Awards help innovators visit London
- Competition promotes UK base as springboard to global market
- Winners to meet investors and established firms
- British strengths in finance, manufacturing and online sales
Three Japanese technology firms are receiving support as they leap into the British market this year, thanks to the first Japan-UK Tech Awards.
Launched in November by Minister of State for Trade and Investment Lord Livingston, the awards are designed to encourage Japanese firms to select the UK as their overseas base. By so doing, they can expand their business in a booming new market, which can serve as a springboard to a wider global audience.
Some 15 firms entered the inaugural competition, organised by UK Trade & Investment (UKTI) in Japan. Judges then selected three winners—translation specialist anydooR Inc., online eyewear store Oh My Glasses, and all-in-one marketing solutions provider iRidge, Inc.
The winners will travel to London next month to see for themselves Britain’s vibrant tech scene.
During their trip, they will meet representatives of Japanese firms who have already set up in the UK, as well as UK investors, established businesses, firms that provide professional services, and others that operate as technology accelerators.
The winners will be allocated a space for one month at The Bakery Worldwide Limited, a specialist incubator space in London for start-up businesses.
“This is a huge opportunity for us”, said Naoki Yamada, who in 2009 founded Conyac, a social, crowd source-based translation service at anydooR Inc.
“We have been trying to go global for the last few years, but it has been quite hard to find customers outside Japan”, Yamada told BCCJ ACUMEN. “Having this chance to go to England to meet potential clients and partners will give us an opportunity to grow our business”.
The company’s business model aims to provide a short translation “for the price of a cup of coffee”. The firm presently has no fewer than 40,000 translators operating in 75 languages, although the majority work between English and other Asian languages.
Supported by British Airways, The Bakery, NTT Docomo Ventures, Inc. and Tohmatsu Venture Support Co., Ltd., the awards required Japanese businesses to submit a business plan of up to five pages.
A panel of five judges then assessed each of the entrants, awarding them points based on three main aspects: the freshness and appeal of their product, service or business model; the degree to which it would fit into the UK market; and the prospects of the business’s growth there. The winners were announced on 19 December.
Speaking at the announcement of the initiative, Lord Livingston said he was “delighted to launch the Japan-UK Tech Awards, but also to celebrate the strength of Britain and Japan’s ties in the technology sector”.
“Japan remains one of the most important and biggest investors in the UK”, he said.
“In the ICT [information and communication technology] sector alone, hundreds of Japanese companies have operations across the UK. We value these companies greatly and want to encourage more companies, in an early stage, to consider the UK as a base for their international operations.
“As so many Japanese companies already know, the UK is a great place to grow your business”, Lord Livingston explained.

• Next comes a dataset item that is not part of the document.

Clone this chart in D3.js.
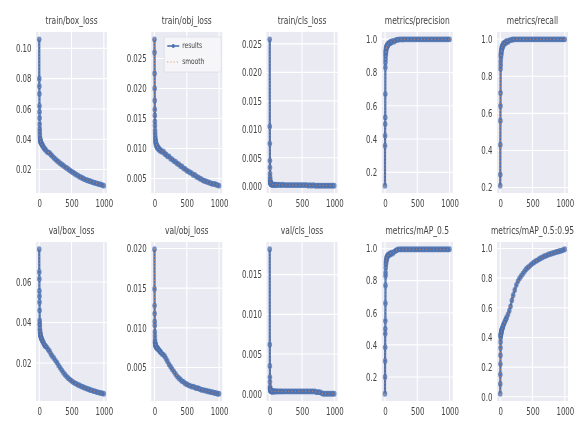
<!DOCTYPE html>
<html><head><meta charset="utf-8">
<script src="https://cdn.jsdelivr.net/npm/d3@7"></script>
<style>
body{margin:0;background:#fff}
text{font-family:"DejaVu Sans",sans-serif;fill:#444}
</style>
</head><body><svg id="c" width="575" height="421"></svg>
<script>
const epochs=[0,1,2,3,4,5,6,7,8,9,10,12,14,16,18,20,23,26,30,35,40,45,50,60,70,80,90,100,120,140,160,180,200,225,250,275,300,325,350,375,400,425,450,475,500,525,550,575,600,625,650,675,700,725,750,775,800,825,850,875,900,925,950,975,999];

const trainBox=[0.106,0.080,0.075,0.070,0.062,0.058,0.054,0.050,0.047,0.045,0.043,0.041,0.040,0.0395,0.039,0.0385,0.038,0.0378,0.0375,0.037,0.0368,0.0362,0.036,0.0352,0.0345,0.0338,0.0335,0.0328,0.0318,0.0312,0.031,0.0298,0.029,0.0278,0.0268,0.0258,0.025,0.024,0.0233,0.0225,0.0216,0.021,0.0202,0.0194,0.0186,0.018,0.0172,0.0166,0.016,0.0152,0.0147,0.0142,0.0136,0.0132,0.0128,0.0124,0.0121,0.0116,0.0113,0.011,0.0107,0.0103,0.0101,0.0097,0.0093];

const trainObj=[0.0282,0.026,0.0225,0.020,0.018,0.0165,0.0155,0.0145,0.0138,0.013,0.0125,0.012,0.0116,0.0114,0.0111,0.0110,0.0107,0.0109,0.0104,0.0106,0.0102,0.0104,0.0100,0.0102,0.0098,0.0099,0.0096,0.0097,0.0094,0.0095,0.0091,0.0090,0.0087,0.0087,0.0083,0.0082,0.0079,0.0078,0.0075,0.0074,0.0071,0.0070,0.0067,0.0066,0.0063,0.0062,0.0060,0.0059,0.0056,0.0056,0.0053,0.0052,0.0050,0.0049,0.0047,0.0046,0.0045,0.0044,0.0043,0.0042,0.0041,0.0041,0.0040,0.0039,0.0038];

const trainCls=[0.0258,0.0105,0.0075,0.0045,0.0033,0.0022,0.0016,0.0012,0.0009,0.0008,0.0007,0.0006,0.0005,0.0005,0.0004,0.0004,0.0004,0.0003,0.0003,0.0003,0.0003,0.0003,0.0003,0.0003,0.0002,0.0003,0.0002,0.0003,0.0002,0.0003,0.0002,0.0002,0.0003,0.0002,0.0002,0.0002,0.0002,0.0002,0.0002,0.0002,0.0002,0.0002,0.0002,0.0002,0.0002,0.0002,0.0002,0.0002,0.0001,0.0002,0.0001,0.0002,0.0001,0.0001,0.0001,0.0001,0.0001,0.0001,0.0001,0.0001,0.0001,0.0001,0.0001,0.0001,0.0001];

const precision=[0.12,0.36,0.42,0.49,0.53,0.67,0.83,0.86,0.90,0.88,0.92,0.93,0.91,0.94,0.95,0.93,0.95,0.96,0.95,0.96,0.97,0.96,0.97,0.975,0.98,0.975,0.985,0.98,0.99,0.985,0.993,0.995,0.997,0.998,0.999,0.998,0.999,0.999,0.999,0.999,0.999,0.999,0.999,0.999,0.999,0.999,0.999,0.999,0.999,0.999,0.999,0.999,0.999,0.999,0.999,0.999,0.999,0.999,0.999,0.999,0.999,0.999,0.999,0.999,0.999];

const recall=[0.21,0.27,0.43,0.56,0.64,0.71,0.84,0.88,0.86,0.91,0.92,0.90,0.93,0.94,0.92,0.95,0.94,0.96,0.95,0.965,0.97,0.96,0.975,0.98,0.975,0.985,0.98,0.99,0.985,0.993,0.995,0.997,0.998,0.999,0.999,0.999,0.999,0.999,0.999,0.999,0.999,0.999,0.999,0.999,0.999,0.999,0.999,0.999,0.999,0.999,0.999,0.999,0.999,0.999,0.999,0.999,0.999,0.999,0.999,0.999,0.999,0.999,0.999,0.999,0.999];

const valBox=[0.0762,0.065,0.0615,0.0556,0.053,0.050,0.046,0.041,0.0395,0.0386,0.037,0.036,0.0352,0.0345,0.034,0.0335,0.0333,0.0328,0.0325,0.032,0.0318,0.0312,0.031,0.0302,0.0298,0.029,0.0285,0.0283,0.0276,0.0266,0.0258,0.0245,0.0235,0.0225,0.0213,0.0202,0.0188,0.0176,0.0164,0.0152,0.0142,0.0133,0.0125,0.0118,0.0112,0.0106,0.0101,0.0097,0.0092,0.0089,0.0085,0.0082,0.0078,0.0075,0.0072,0.0069,0.0066,0.0064,0.0061,0.0059,0.0056,0.0054,0.0052,0.005,0.0048];

const valObj=[0.0199,0.0149,0.0128,0.0118,0.0108,0.0103,0.0095,0.009,0.0085,0.0082,0.0081,0.0080,0.0079,0.0078,0.0078,0.0077,0.0077,0.0076,0.0076,0.0075,0.0075,0.0074,0.0074,0.0073,0.0072,0.0071,0.0070,0.0069,0.0067,0.0066,0.0064,0.0061,0.0058,0.0054,0.0051,0.0048,0.0045,0.0042,0.0039,0.0037,0.0035,0.0033,0.0032,0.0030,0.0029,0.0028,0.0027,0.0026,0.0026,0.0025,0.0024,0.0024,0.0023,0.0022,0.0022,0.0021,0.0021,0.0020,0.0020,0.0019,0.0019,0.0018,0.0018,0.0017,0.0017];

const valCls=[0.0182,0.0062,0.0035,0.0021,0.0015,0.0009,0.0007,0.0006,0.0005,0.0005,0.0004,0.0004,0.0004,0.0004,0.0004,0.0004,0.0003,0.0004,0.0003,0.0003,0.0003,0.0003,0.0003,0.0003,0.0003,0.0003,0.0003,0.0003,0.0003,0.0003,0.0003,0.0003,0.0003,0.0003,0.0003,0.0003,0.0003,0.0003,0.0003,0.0003,0.0003,0.0003,0.0003,0.0003,0.0003,0.0003,0.0003,0.0003,0.0003,0.0003,0.0003,0.0003,0.0003,0.0002,0.0002,0.0002,0.0001,0.0000,0.0000,0.0000,0.0000,0.0000,0.0000,0.0000,0.0000];

const map50=[0.095,0.20,0.30,0.385,0.47,0.50,0.55,0.66,0.77,0.83,0.85,0.88,0.90,0.92,0.91,0.93,0.94,0.93,0.95,0.945,0.955,0.96,0.955,0.965,0.96,0.97,0.965,0.975,0.97,0.98,0.985,0.99,0.995,0.995,0.996,0.995,0.996,0.995,0.996,0.995,0.996,0.995,0.996,0.995,0.996,0.995,0.996,0.995,0.996,0.995,0.996,0.995,0.996,0.995,0.996,0.995,0.996,0.995,0.996,0.995,0.996,0.995,0.996,0.995,0.996];

const map5095=[0.02,0.086,0.15,0.22,0.28,0.33,0.37,0.40,0.41,0.415,0.42,0.425,0.43,0.435,0.44,0.445,0.45,0.455,0.46,0.465,0.47,0.48,0.485,0.495,0.505,0.515,0.525,0.535,0.555,0.58,0.61,0.65,0.685,0.72,0.755,0.78,0.80,0.815,0.83,0.845,0.86,0.87,0.88,0.89,0.90,0.907,0.915,0.92,0.928,0.934,0.94,0.946,0.95,0.955,0.96,0.963,0.967,0.97,0.974,0.977,0.98,0.983,0.986,0.99,0.995];

const titles=["train/box_loss","train/obj_loss","train/cls_loss","metrics/precision","metrics/recall","val/box_loss","val/obj_loss","val/cls_loss","metrics/mAP_0.5","metrics/mAP_0.5:0.95"];
const yTicks=[[0.02,0.04,0.06,0.08,0.10],[0.005,0.010,0.015,0.020,0.025],[0,0.005,0.010,0.015,0.020,0.025],[0.2,0.4,0.6,0.8,1.0],[0.2,0.4,0.6,0.8,1.0],[0.02,0.04,0.06],[0.005,0.010,0.015,0.020],[0,0.005,0.010,0.015],[0.2,0.4,0.6,0.8,1.0],[0,0.2,0.4,0.6,0.8,1.0]];
const yFormats=[".2f",".3f",".3f",".1f",".1f",".2f",".3f",".3f",".1f",".1f"];
const xTicks=[0,500,1000];
const legendLabels=["results","smooth"];

const series=[trainBox,trainObj,trainCls,precision,recall,valBox,valObj,valCls,map50,map5095];

const svg=d3.select("#c");
const defs=svg.append("defs");
defs.append("filter").attr("id","soft").attr("x","-5%").attr("y","-5%").attr("width","110%").attr("height","110%")
  .append("feGaussianBlur").attr("stdDeviation",0.5);
const root=svg.append("g").attr("filter","url(#soft)");
const lefts=[36,151.25,266.5,381.75,497];
const W=71;
const tops=[32,242], Hs=[161,159];
const BLUE="#4c72b0", ORANGE="#dd8452";
const SX=0.9;

series.forEach((vals,i)=>{
  const r=Math.floor(i/5), c=i%5;
  const x0=lefts[c], y0=tops[r], H=Hs[r];
  const g=root.append("g").attr("transform",`translate(${x0},${y0})`);
  const xs=d3.scaleLinear().domain([-0.05*999,999*1.05]).range([0,W]);
  const [mn,mx]=d3.extent(vals); const pad=(mx-mn)*0.05;
  const ys=d3.scaleLinear().domain([mn-pad,mx+pad]).range([H,0]);
  const data=epochs.map((e,k)=>[e,vals[k]]);

  g.append("rect").attr("width",W).attr("height",H).attr("fill","#eaeaf2");
  g.append("g").selectAll("line").data(yTicks[i]).join("line")
    .attr("x1",0).attr("x2",W).attr("y1",d=>ys(d)).attr("y2",d=>ys(d))
    .attr("stroke","#fff").attr("stroke-width",1.1);
  g.append("g").selectAll("line").data(xTicks.filter(t=>xs(t)<=W)).join("line")
    .attr("y1",0).attr("y2",H).attr("x1",d=>xs(d)).attr("x2",d=>xs(d))
    .attr("stroke","#fff").attr("stroke-width",1.1);

  const fy=d3.format(yFormats[i]);
  const ya=g.append("g").call(d3.axisLeft(ys).tickValues(yTicks[i]).tickFormat(fy).tickSize(0).tickPadding(0));
  ya.select(".domain").remove();
  ya.selectAll("text").attr("x",0).attr("dy",null)
    .attr("transform",`translate(-4.5,3.3) scale(${SX},1.25)`)
    .style("font-size","7.8px").style("fill","#444");
  const xa=g.append("g").attr("transform",`translate(0,${H})`).call(d3.axisBottom(xs).tickValues(xTicks).tickFormat(d3.format("d")).tickSize(0).tickPadding(0));
  xa.select(".domain").remove();
  xa.selectAll("text").attr("y",0).attr("dy",null)
    .attr("transform",`translate(0,13.5) scale(${SX},1.25)`)
    .style("font-size","7.8px").style("fill","#444");

  g.append("text").attr("text-anchor","middle")
    .attr("transform",`translate(${W/2},-8) scale(${SX},1.28)`)
    .style("font-size","8.4px").text(titles[i]);

  const line=d3.line().x(d=>xs(d[0])).y(d=>ys(d[1]));
  g.append("path").datum(data).attr("d",line).attr("fill","none")
    .attr("stroke",BLUE).attr("stroke-width",2.2).attr("stroke-linejoin","round");
  g.append("g").selectAll("ellipse").data(data).join("ellipse")
    .attr("cx",d=>xs(d[0])).attr("cy",d=>ys(d[1])).attr("rx",2.3).attr("ry",2.9)
    .attr("fill",BLUE).attr("fill-opacity",0.75);
  const sline=d3.line().x(d=>xs(d[0])).y(d=>ys(d[1])).curve(d3.curveBasis);
  g.append("path").datum(data).attr("d",sline).attr("fill","none")
    .attr("stroke",ORANGE).attr("stroke-width",1).attr("stroke-dasharray","1,2.4");

  if(i===1){
    const lg=g.append("g").attr("transform",`translate(${W-58},5)`);
    lg.append("rect").attr("width",57).attr("height",35).attr("rx",1.5)
      .attr("fill","#f6f6f9").attr("stroke","#d6d6df").attr("stroke-width",0.6);
    legendLabels.forEach((lab,k)=>{
      const yy=9+k*16;
      if(k===0){
        lg.append("line").attr("x1",3).attr("x2",15).attr("y1",yy).attr("y2",yy).attr("stroke",BLUE).attr("stroke-width",1.6);
        lg.append("ellipse").attr("cx",9).attr("cy",yy).attr("rx",1.6).attr("ry",2).attr("fill",BLUE);
      } else {
        lg.append("line").attr("x1",3).attr("x2",15).attr("y1",yy).attr("y2",yy).attr("stroke",ORANGE).attr("stroke-width",1).attr("stroke-dasharray","1,2.2");
      }
      lg.append("text").attr("transform",`translate(18,${yy+2.4}) scale(${SX},1.22)`)
        .style("font-size","6.6px").text(lab);
    });
  }
});
</script></body></html>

Firms already operating in the sector in Britain benefit from an advanced technological infrastructure, a wide array of support, and a public that is happy to purchase goods online with credit cards or through other electronic transfers.
It also helps, Lord Livingston pointed out, that Napoleon Bonaparte’s jibe, that the British are “a nation of shopkeepers”, has a ring of truth to it. As well as excelling in manufacturing and financial services, Britons are successful online sellers.
The UK, he pointed out, is the number one e-commerce exporter in the world.
While similar technology-award campaigns have already taken place in the United States and Canada, and another contest is currently under way in Finland, Lord Livingston stressed that the decision to launch it here “reflects the great strength of the Japanese technology sector”.
Also attending the launch was Masayuki Kimura, director of the Advisory Service Division at Tohmatsu Venture Support, who detailed the help available for firms that want to set up in the UK.
“It is a very attractive environment—backed by the government and established companies—that fosters specialist start-ups across many sectors”, Kimura said, adding that UK financial investment in start-ups has soared 800% in just five years.
“It is very easy to set up in the UK, and with the support of the British government and UKTI, meetings between key players that would normally take months to arrange now take place much faster”, Kimura added.
The judging criteria
• Innovation
• Product/market fit
• Potential
Winners
anydooR Inc.
This Tokyo-based firm launched its social, crowd source-based translation service, Conyac, in 2009.
Oh My Glasses
TYPE, a brand of this online eyewear store, offers glasses named after and inspired by print typefaces.
iRidge, Inc.
The brainchild of this business, popinfo, sends location-based push notifications on smartphones.